Most of the roads in St. Vincent are narrow one-lane roads that wind around the outer rim of the mountain ridge from the southern coast of the mainland up to the La Soufrière volcano on the northern end. One such road is the Leeward Highway. Using the word highway to describe this road is a stretch of the modern North American understanding of the word. However, according to Wikipedia, the word highway can be used for any major roadway. The British definition is a legal term to describe "...any route or path with a public right of access, including footpaths etc.". So the Leeward Highway is a major public road along the east coast of the mainland. Got it?
The roadway was so narrow that at one point, the driver asked us to exit the minivan and stand back while he navigated past another vehicle. The tyres of the back of the minivan were on the very edge of the left side of the road. One mistake and a 200-foot drop awaited the vehicle and its driver.
And for those who don’t know the word leeward, it's a nautical term to describe the side of a ship facing the direction toward which the wind is blowing and the side opposite the windward. In the Caribbean Sea, leeward is west, and windward is east. Got it?
While the highway is narrow and bumpy, the drive offers spectacular cliff top views, hidden bays, flora and fauna. We drove through Barrouallie, a small village established by French settlers in 1719 and the first European colony on St. Vincent. We also went through the town of Walliabou. Wallilabou Anchorage was one of many locations in St. Vincent and the Grenadines where Disney Studio filmed the movie ‘Pirates of the Caribbean’.
The nature trail is to the north of Chateubelair, a large fishing village with archaeological significant rock carvings believed to have been left by Kalinago, the native inhabitants of the islands. Near the foot of the La Soufrière volcano, the nature trail is accessible from the Leeward Highway. Some of the previous trails had eroded and caved in.

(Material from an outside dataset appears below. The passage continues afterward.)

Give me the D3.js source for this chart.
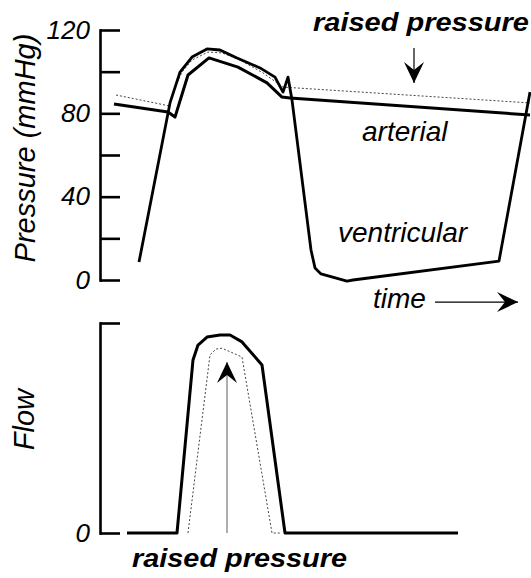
<!DOCTYPE html>
<html>
<head>
<meta charset="UTF-8">
<title>Pressure and flow</title>
<script src="https://d3js.org/d3.v7.min.js"></script>
<style>
  body { margin: 0; background: #fff; }
  text { font-family: "Liberation Sans", Arial, Helvetica, sans-serif; }
</style>
</head>
<body>
<script>
// time is in arbitrary units, shared by both panels

// pressure panel (mmHg)
var ventT = [39, 70, 80, 92, 107, 120, 137, 160, 175, 183, 188, 192, 211, 215, 221, 247, 253, 399, 430];
var ventP = [8.6, 85, 99.8, 107, 110.9, 110.4, 106.6, 101.8, 97.4, 90.2, 97.4, 86.4, 14.4, 5.8, 2.9, -0.5, 0, 9.1, 90.2];

var artT = [14, 68, 75, 88, 109, 138, 167, 182, 190, 430];
var artP = [84.5, 80.6, 78.2, 98.4, 106.6, 102.2, 94.6, 87.8, 87.4, 79.2];

var raisedT = [16, 70, 73, 82, 92, 108, 122, 140, 163, 183, 430];
var raisedP = [88.8, 83.5, 90.2, 99.8, 105.6, 109.4, 109, 105.6, 99.4, 92.6, 85];

// flow panel (arbitrary units)
var flowT = [27, 77, 93, 98, 107, 120, 130, 142, 162, 185, 358];
var flowV = [0, 0, 82.4, 89.5, 93.3, 94.3, 94.3, 91, 80, 0, 0];

var flowRaisedT = [88, 110, 116, 122, 142, 172, 181];
var flowRaisedV = [0, 84.8, 87.6, 88, 83.8, 0, 0];

var pTicks = [0, 20, 40, 60, 80, 100, 120];
var pLabels = [0, 40, 80, 120];
var fTicks = [0, 100];
var fLabels = [0];

var width = 531, height = 578;

var svg = d3.select("body").append("svg")
    .attr("width", width)
    .attr("height", height);

var defs = svg.append("defs");
defs.append("marker")
    .attr("id", "head")
    .attr("markerUnits", "userSpaceOnUse")
    .attr("viewBox", "-22 -11 24 22")
    .attr("refX", 0).attr("refY", 0)
    .attr("markerWidth", 24).attr("markerHeight", 22)
    .attr("orient", "auto")
  .append("path")
    .attr("d", "M0,0L-21,-10L-13,0L-21,10Z")
    .attr("fill", "#000");

var x = d3.scaleLinear().domain([0, 430]).range([100, 530]);
var yP = d3.scaleLinear().domain([0, 120]).range([280, 30]);
var yF = d3.scaleLinear().domain([0, 100]).range([533, 323]);

function pts(ts, vs) { return ts.map(function(t, i) { return [t, vs[i]]; }); }

var lineP = d3.line().x(function(d) { return x(d[0]); }).y(function(d) { return yP(d[1]); });
var lineF = d3.line().x(function(d) { return x(d[0]); }).y(function(d) { return yF(d[1]); });

function styleAxis(g) {
  g.attr("font-size", 26).attr("font-style", "italic")
   .attr("font-family", "'Liberation Sans', Arial, Helvetica, sans-serif");
  g.select(".domain").attr("stroke", "#000").attr("stroke-width", 2.6).attr("stroke-linecap", "square");
  g.selectAll(".tick line").attr("stroke", "#000").attr("stroke-width", 2.6);
  g.selectAll(".tick text").attr("fill", "#000");
}

// axes
svg.append("g")
    .attr("transform", "translate(" + x(0) + ",0)")
    .call(d3.axisLeft(yP).tickValues(pTicks).tickSize(-20).tickSizeOuter(0).tickPadding(10)
      .tickFormat(function(d) { return pLabels.indexOf(d) >= 0 ? d : ""; }))
    .call(styleAxis);

svg.append("g")
    .attr("transform", "translate(" + x(0) + ",0)")
    .call(d3.axisLeft(yF).tickValues(fTicks).tickSize(-20).tickSizeOuter(0).tickPadding(10)
      .tickFormat(function(d) { return fLabels.indexOf(d) >= 0 ? d : ""; }))
    .call(styleAxis);

// axis titles
svg.append("text")
    .attr("transform", "translate(35," + (yP(60) - 7) + ") rotate(-90)")
    .attr("text-anchor", "middle")
    .attr("font-size", 29).attr("font-style", "italic")
    .text("Pressure (mmHg)");

svg.append("text")
    .attr("transform", "translate(34," + yF(54) + ") rotate(-90)")
    .attr("text-anchor", "middle")
    .attr("font-size", 29).attr("font-style", "italic")
    .text("Flow");

// pressure curves
svg.append("path")
    .attr("d", lineP(pts(raisedT, raisedP)))
    .attr("fill", "none").attr("stroke", "#444")
    .attr("stroke-width", 1).attr("stroke-dasharray", "2,2");

svg.append("path")
    .attr("d", lineP(pts(artT, artP)))
    .attr("fill", "none").attr("stroke", "#000")
    .attr("stroke-width", 3).attr("stroke-linejoin", "round");

svg.append("path")
    .attr("d", lineP(pts(ventT, ventP)))
    .attr("fill", "none").attr("stroke", "#000")
    .attr("stroke-width", 2.8).attr("stroke-linejoin", "round");

// flow curves
svg.append("path")
    .attr("d", lineF(pts(flowRaisedT, flowRaisedV)))
    .attr("fill", "none").attr("stroke", "#444")
    .attr("stroke-width", 1).attr("stroke-dasharray", "2,2");

svg.append("path")
    .attr("d", lineF(pts(flowT, flowV)))
    .attr("fill", "none").attr("stroke", "#000")
    .attr("stroke-width", 3).attr("stroke-linejoin", "round");

// arrows
svg.append("line")
    .attr("x1", x(314)).attr("y1", yP(111.4))
    .attr("x2", x(314)).attr("y2", yP(94.6))
    .attr("stroke", "#000").attr("stroke-width", 1.2)
    .attr("marker-end", "url(#head)");

svg.append("line")
    .attr("x1", x(335)).attr("y1", yP(-10.6))
    .attr("x2", x(418)).attr("y2", yP(-10.6))
    .attr("stroke", "#000").attr("stroke-width", 1.2)
    .attr("marker-end", "url(#head)");

svg.append("line")
    .attr("x1", x(127)).attr("y1", yF(0))
    .attr("x2", x(127)).attr("y2", yF(81.4))
    .attr("stroke", "#777").attr("stroke-width", 1.2)
    .attr("marker-end", "url(#head)");

// labels
svg.append("text")
    .attr("x", 313).attr("y", 31)
    .attr("font-size", 25).attr("font-weight", "bold").attr("font-style", "italic")
    .attr("textLength", 216).attr("lengthAdjust", "spacingAndGlyphs")
    .text("raised pressure");

svg.append("text")
    .attr("x", 132).attr("y", 567)
    .attr("font-size", 25).attr("font-weight", "bold").attr("font-style", "italic")
    .attr("textLength", 215).attr("lengthAdjust", "spacingAndGlyphs")
    .text("raised pressure");

svg.append("text")
    .attr("x", 362).attr("y", 141)
    .attr("font-size", 28).attr("font-style", "italic")
    .text("arterial");

svg.append("text")
    .attr("x", 338).attr("y", 242)
    .attr("font-size", 28).attr("font-style", "italic")
    .text("ventricular");

svg.append("text")
    .attr("x", 373).attr("y", 308)
    .attr("font-size", 28).attr("font-style", "italic")
    .text("time");
</script>
</body>
</html>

Apologies for the quality of these photographs. When we took this vacation, APS film was being pushed by Kodak as the future of film photography. I was ignorant and bought into the hype. I purchased an APS film camera and several rolls of APS film, which was the worst camera to bring on a vacation. The quality of APS film was inferior to the 35mm film format it was intended to replace. 35mm film is still made and sold, but APS (along with Kodak) was relegated to the dustbin of history.